Whether it’s your first week on the job or you’ve been at your company for several years, if you want to maximize your career growth, start with these four steps:
- Clarify your goals
- Share your goals with your manager
- Ask your manager what their goals are
- Understand your sandbox
Clarify your goals
What does “maximize career growth” mean to you? Not only will the definition vary from person to person, but also you will change your own definition over time. In addition, you are likely to have a definition of career growth success that is multidimensional. You might aim to increase your salary, get a promotion, increase your responsibilities, decrease your responsibilities, get onto a favored project, learn a new skill, start doing new things, stop doing things you are no longer interested in, help your team achieve a goal, work with a specific group of people. If you add the realities of a remote or hybrid environment into the mix, success might also include dimensions of flexibility in working hours and location.
Whatever your definition of career growth success, take a few minutes to think about what it means for you. It’s OK if you don’t know it, or if it’s not crystal clear. For further clarity, think through and ideally write down what your career goals are, and why these goals are important to you. Remember, if everything’s important then nothing is important, so try to have one or two primary goals.
Share your goals with your manager
Nobody has a crystal ball, so start by sharing your goals with your manager or supervisor.

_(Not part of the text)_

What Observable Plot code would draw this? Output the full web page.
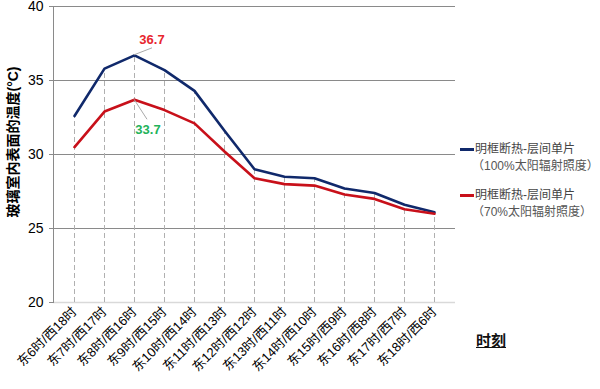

If you feel comfortable, share with them your why.
Ask your manager what their goals are
This step is the secret sauce, here. In any relationship, business or personal, each person brings to the relationship their goals and desires. The more your goals can help you and your boss, the more you are rowing in the same direction, and the more likely you are to ensure that your boss is wind in your sails, advocating for you and helping you achieve your goals. Once you take the time to understand what your manager’s goals are, then you can start to have a conversation around how you can work as a team to achieve both of your goals.
It’s OK if your goals don’t align with your boss’s goals. If this is the case, it’s important to know whether working toward your goals will have a positive, neutral, or negative impact on your boss’s goals. If it will have a positive or neutral impact, that’s OK. If working toward your goals will have a negative impact on your boss’s goals, then the best thing you can do is have an honest conversation about this and see where that leads you.
Understand your sandbox
Your sandbox is exactly what you picture on the playground—it’s an area that has boundaries, that is yours to experiment inside of. Your sandbox is your constraint, what you have permission to do to achieve your goals. When you know what your constraints are, you also know what lies outside of them. Examples of constraints are,
- how much company money and other resources, such as other people’s time, can you spend to help you achieve your goals?
- how much of your time can you spend working toward your goals?
Once you take these four steps, start working toward your goals. Remember, as with most things: be iterative, and ask for feedback often.